Recorded data
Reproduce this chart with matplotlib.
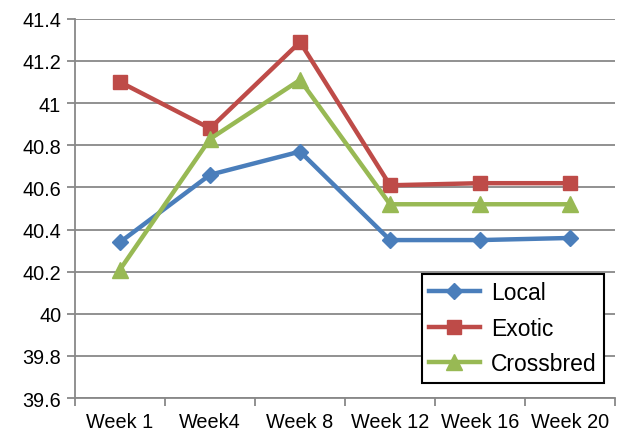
import matplotlib.pyplot as plt
import numpy as np

plt.rcParams['font.family'] = ['Liberation Sans', 'DejaVu Sans']

weeks = ["Week 1", "Week4", "Week 8", "Week 12", "Week 16", "Week 20"]
local = [40.34, 40.66, 40.77, 40.35, 40.35, 40.36]
exotic = [41.10, 40.88, 41.29, 40.61, 40.62, 40.62]
crossbred = [40.21, 40.83, 41.11, 40.52, 40.52, 40.52]

x = np.arange(len(weeks))

fig = plt.figure(figsize=(6.2, 4.31), dpi=100)
ax = fig.add_axes([0.121, 0.074, 0.871, 0.88])

ax.plot(x, local, color="#4A7EBB", lw=3.2, marker="D", ms=8.5, label="Local")
ax.plot(x, exotic, color="#BE4B48", lw=3.2, marker="s", ms=10, label="Exotic")
ax.plot(x, crossbred, color="#98B954", lw=3.2, marker="^", ms=11, label="Crossbred")

ax.set_xlim(-0.5, len(weeks) - 0.5)
ax.set_ylim(39.6, 41.4)
yt = np.arange(39.6, 41.41, 0.2)
ax.set_yticks(yt)
ax.set_yticklabels([f"{v:g}" for v in np.round(yt, 1)])
ax.yaxis.grid(True, color="#888888", lw=1.3)
ax.set_axisbelow(True)

ax.set_xticks(x)
ax.set_xticklabels(weeks)
ax.set_xticks(np.arange(-0.5, len(weeks)), minor=True)
ax.tick_params(axis="x", which="major", length=0, pad=10, labelsize=14.3)
ax.tick_params(axis="x", which="minor", length=6, color="#888888", width=1.3)
ax.tick_params(axis="y", length=6, color="#888888", width=1.3, labelsize=14.3, pad=4)

for s in ["top", "right"]:
    ax.spines[s].set_visible(False)
for s in ["left", "bottom"]:
    ax.spines[s].set_color("#888888")
    ax.spines[s].set_linewidth(1.3)

leg = ax.legend(loc="lower right", bbox_to_anchor=(0.98, 0.04), borderaxespad=0,
                fontsize=16.5, fancybox=False, framealpha=1, edgecolor="black",
                handlelength=2.2, handletextpad=0.5, labelspacing=0.55,
                borderpad=0.33)
leg.get_frame().set_linewidth(1.5)

fig.savefig("out.png", dpi=100)
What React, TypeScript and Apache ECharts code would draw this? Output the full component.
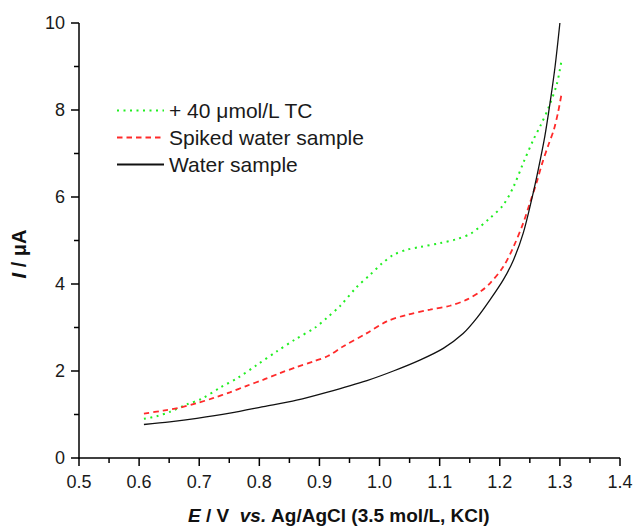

■ **Stated exercise**
Return the full material word for word. Do not include the pictures.

■ **Solution to this exercise**
Reproduce this chart with matplotlib.
import matplotlib.pyplot as plt
import numpy as np

plt.rcParams['font.family'] = ['Liberation Sans', 'DejaVu Sans']

weeks = ["Week 1", "Week4", "Week 8", "Week 12", "Week 16", "Week 20"]
local = [40.34, 40.66, 40.77, 40.35, 40.35, 40.36]
exotic = [41.10, 40.88, 41.29, 40.61, 40.62, 40.62]
crossbred = [40.21, 40.83, 41.11, 40.52, 40.52, 40.52]

x = np.arange(len(weeks))

fig = plt.figure(figsize=(6.2, 4.31), dpi=100)
ax = fig.add_axes([0.121, 0.074, 0.871, 0.88])

ax.plot(x, local, color="#4A7EBB", lw=3.2, marker="D", ms=8.5, label="Local")
ax.plot(x, exotic, color="#BE4B48", lw=3.2, marker="s", ms=10, label="Exotic")
ax.plot(x, crossbred, color="#98B954", lw=3.2, marker="^", ms=11, label="Crossbred")

ax.set_xlim(-0.5, len(weeks) - 0.5)
ax.set_ylim(39.6, 41.4)
yt = np.arange(39.6, 41.41, 0.2)
ax.set_yticks(yt)
ax.set_yticklabels([f"{v:g}" for v in np.round(yt, 1)])
ax.yaxis.grid(True, color="#888888", lw=1.3)
ax.set_axisbelow(True)

ax.set_xticks(x)
ax.set_xticklabels(weeks)
ax.set_xticks(np.arange(-0.5, len(weeks)), minor=True)
ax.tick_params(axis="x", which="major", length=0, pad=10, labelsize=14.3)
ax.tick_params(axis="x", which="minor", length=6, color="#888888", width=1.3)
ax.tick_params(axis="y", length=6, color="#888888", width=1.3, labelsize=14.3, pad=4)

for s in ["top", "right"]:
    ax.spines[s].set_visible(False)
for s in ["left", "bottom"]:
    ax.spines[s].set_color("#888888")
    ax.spines[s].set_linewidth(1.3)

leg = ax.legend(loc="lower right", bbox_to_anchor=(0.98, 0.04), borderaxespad=0,
                fontsize=16.5, fancybox=False, framealpha=1, edgecolor="black",
                handlelength=2.2, handletextpad=0.5, labelspacing=0.55,
                borderpad=0.33)
leg.get_frame().set_linewidth(1.5)

fig.savefig("out.png", dpi=100)
What React, TypeScript and Apache ECharts code would draw this? Output the full component.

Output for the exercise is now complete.